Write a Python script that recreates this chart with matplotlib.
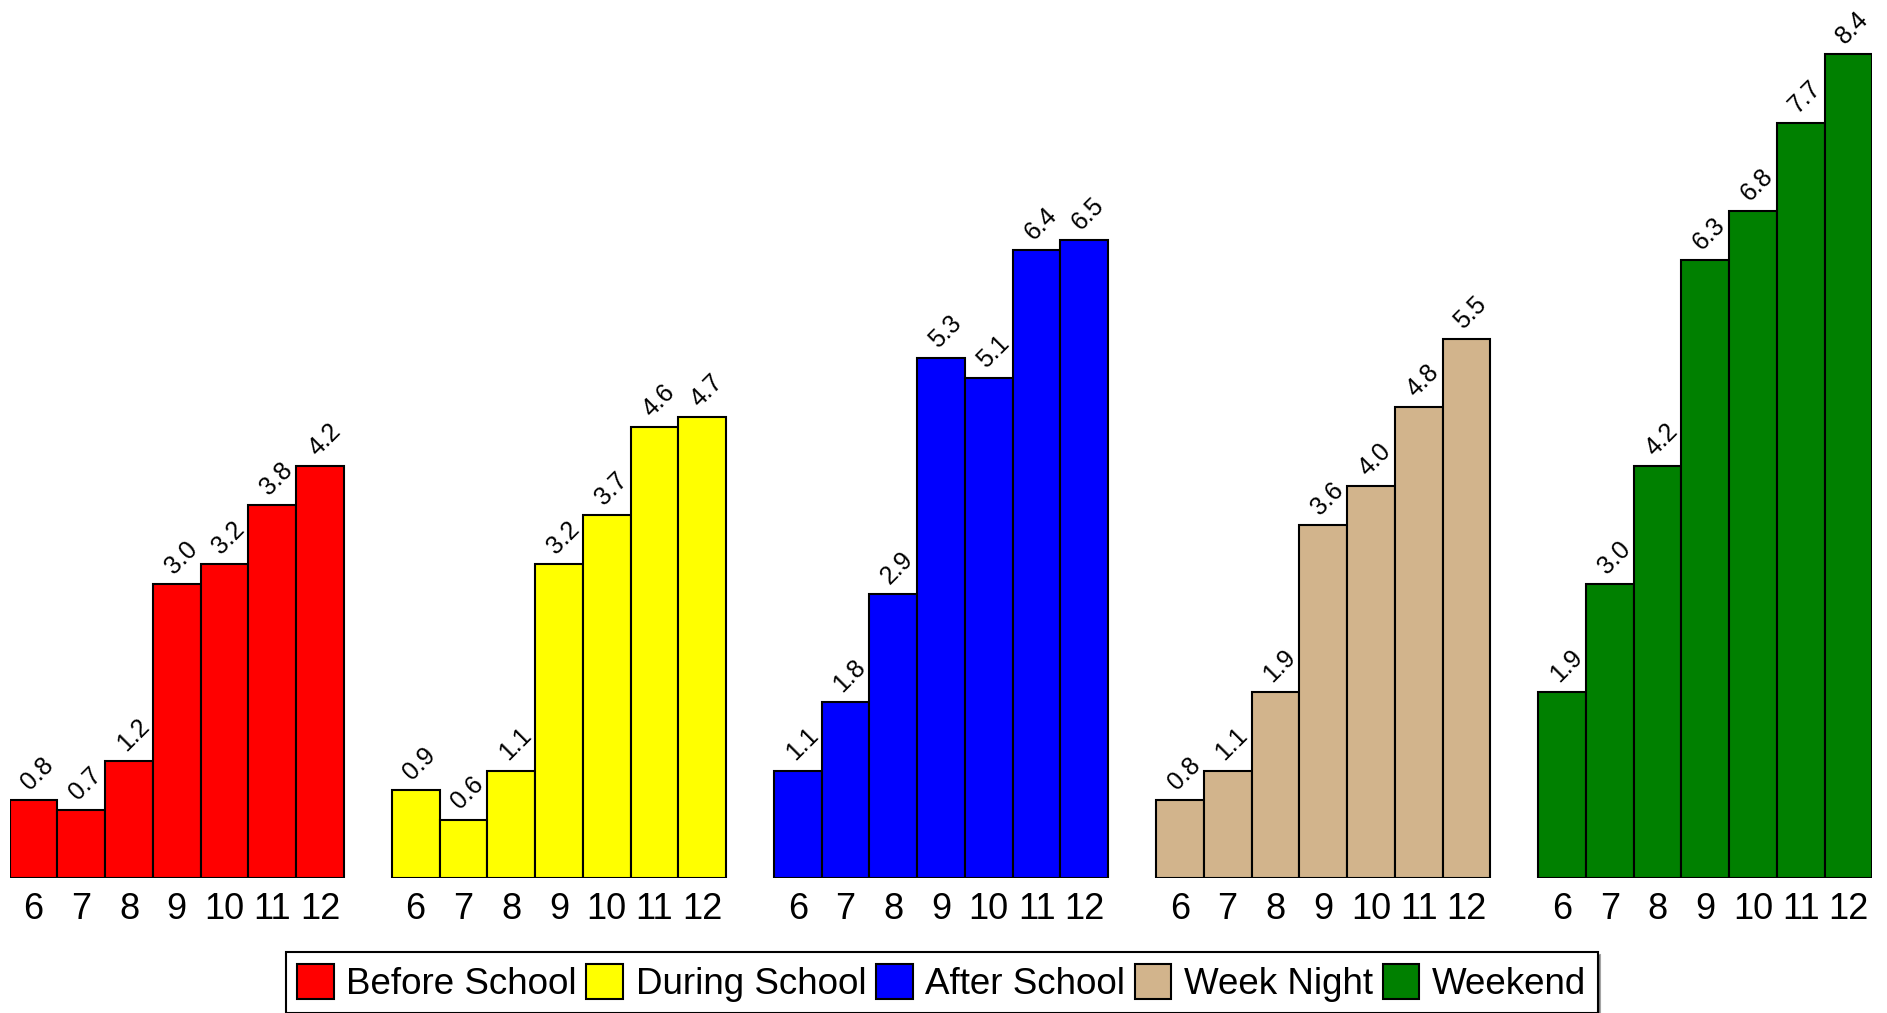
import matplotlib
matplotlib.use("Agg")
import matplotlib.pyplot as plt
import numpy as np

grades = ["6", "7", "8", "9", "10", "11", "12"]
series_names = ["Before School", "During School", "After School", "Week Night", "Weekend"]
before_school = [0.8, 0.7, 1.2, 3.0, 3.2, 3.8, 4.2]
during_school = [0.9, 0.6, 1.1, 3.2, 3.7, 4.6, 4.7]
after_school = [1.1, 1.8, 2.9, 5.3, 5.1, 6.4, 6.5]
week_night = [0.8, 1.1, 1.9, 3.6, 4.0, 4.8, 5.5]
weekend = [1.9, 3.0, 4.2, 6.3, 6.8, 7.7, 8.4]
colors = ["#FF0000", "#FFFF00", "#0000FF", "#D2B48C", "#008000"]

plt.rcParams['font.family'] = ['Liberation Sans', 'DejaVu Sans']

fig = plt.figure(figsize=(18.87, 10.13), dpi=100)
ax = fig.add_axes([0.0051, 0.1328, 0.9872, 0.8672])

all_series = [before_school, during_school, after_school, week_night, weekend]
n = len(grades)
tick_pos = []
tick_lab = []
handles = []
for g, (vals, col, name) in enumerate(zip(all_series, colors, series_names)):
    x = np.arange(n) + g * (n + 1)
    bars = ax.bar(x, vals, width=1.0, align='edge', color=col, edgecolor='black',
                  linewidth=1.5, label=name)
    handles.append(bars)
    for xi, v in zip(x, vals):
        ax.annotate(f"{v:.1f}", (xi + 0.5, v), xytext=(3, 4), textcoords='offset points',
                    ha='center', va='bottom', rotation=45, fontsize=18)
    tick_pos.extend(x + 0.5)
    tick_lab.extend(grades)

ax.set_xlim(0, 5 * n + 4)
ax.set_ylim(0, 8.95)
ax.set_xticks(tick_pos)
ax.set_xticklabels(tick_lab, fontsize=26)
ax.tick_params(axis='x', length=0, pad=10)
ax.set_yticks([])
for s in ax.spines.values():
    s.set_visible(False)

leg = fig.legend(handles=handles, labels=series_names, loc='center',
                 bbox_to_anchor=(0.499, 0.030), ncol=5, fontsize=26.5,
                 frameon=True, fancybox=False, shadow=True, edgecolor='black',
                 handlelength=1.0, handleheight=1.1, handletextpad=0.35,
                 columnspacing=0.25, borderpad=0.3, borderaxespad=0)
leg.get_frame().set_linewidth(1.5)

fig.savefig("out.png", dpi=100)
══════════
- _Brief_:
Keep the pictures out of the copy and write out the data exactly as it stands.

- _Output of the task_:
Write a Python script that recreates this chart with matplotlib.
import matplotlib
matplotlib.use("Agg")
import matplotlib.pyplot as plt
import numpy as np

grades = ["6", "7", "8", "9", "10", "11", "12"]
series_names = ["Before School", "During School", "After School", "Week Night", "Weekend"]
before_school = [0.8, 0.7, 1.2, 3.0, 3.2, 3.8, 4.2]
during_school = [0.9, 0.6, 1.1, 3.2, 3.7, 4.6, 4.7]
after_school = [1.1, 1.8, 2.9, 5.3, 5.1, 6.4, 6.5]
week_night = [0.8, 1.1, 1.9, 3.6, 4.0, 4.8, 5.5]
weekend = [1.9, 3.0, 4.2, 6.3, 6.8, 7.7, 8.4]
colors = ["#FF0000", "#FFFF00", "#0000FF", "#D2B48C", "#008000"]

plt.rcParams['font.family'] = ['Liberation Sans', 'DejaVu Sans']

fig = plt.figure(figsize=(18.87, 10.13), dpi=100)
ax = fig.add_axes([0.0051, 0.1328, 0.9872, 0.8672])

all_series = [before_school, during_school, after_school, week_night, weekend]
n = len(grades)
tick_pos = []
tick_lab = []
handles = []
for g, (vals, col, name) in enumerate(zip(all_series, colors, series_names)):
    x = np.arange(n) + g * (n + 1)
    bars = ax.bar(x, vals, width=1.0, align='edge', color=col, edgecolor='black',
                  linewidth=1.5, label=name)
    handles.append(bars)
    for xi, v in zip(x, vals):
        ax.annotate(f"{v:.1f}", (xi + 0.5, v), xytext=(3, 4), textcoords='offset points',
                    ha='center', va='bottom', rotation=45, fontsize=18)
    tick_pos.extend(x + 0.5)
    tick_lab.extend(grades)

ax.set_xlim(0, 5 * n + 4)
ax.set_ylim(0, 8.95)
ax.set_xticks(tick_pos)
ax.set_xticklabels(tick_lab, fontsize=26)
ax.tick_params(axis='x', length=0, pad=10)
ax.set_yticks([])
for s in ax.spines.values():
    s.set_visible(False)

leg = fig.legend(handles=handles, labels=series_names, loc='center',
                 bbox_to_anchor=(0.499, 0.030), ncol=5, fontsize=26.5,
                 frameon=True, fancybox=False, shadow=True, edgecolor='black',
                 handlelength=1.0, handleheight=1.1, handletextpad=0.35,
                 columnspacing=0.25, borderpad=0.3, borderaxespad=0)
leg.get_frame().set_linewidth(1.5)

fig.savefig("out.png", dpi=100)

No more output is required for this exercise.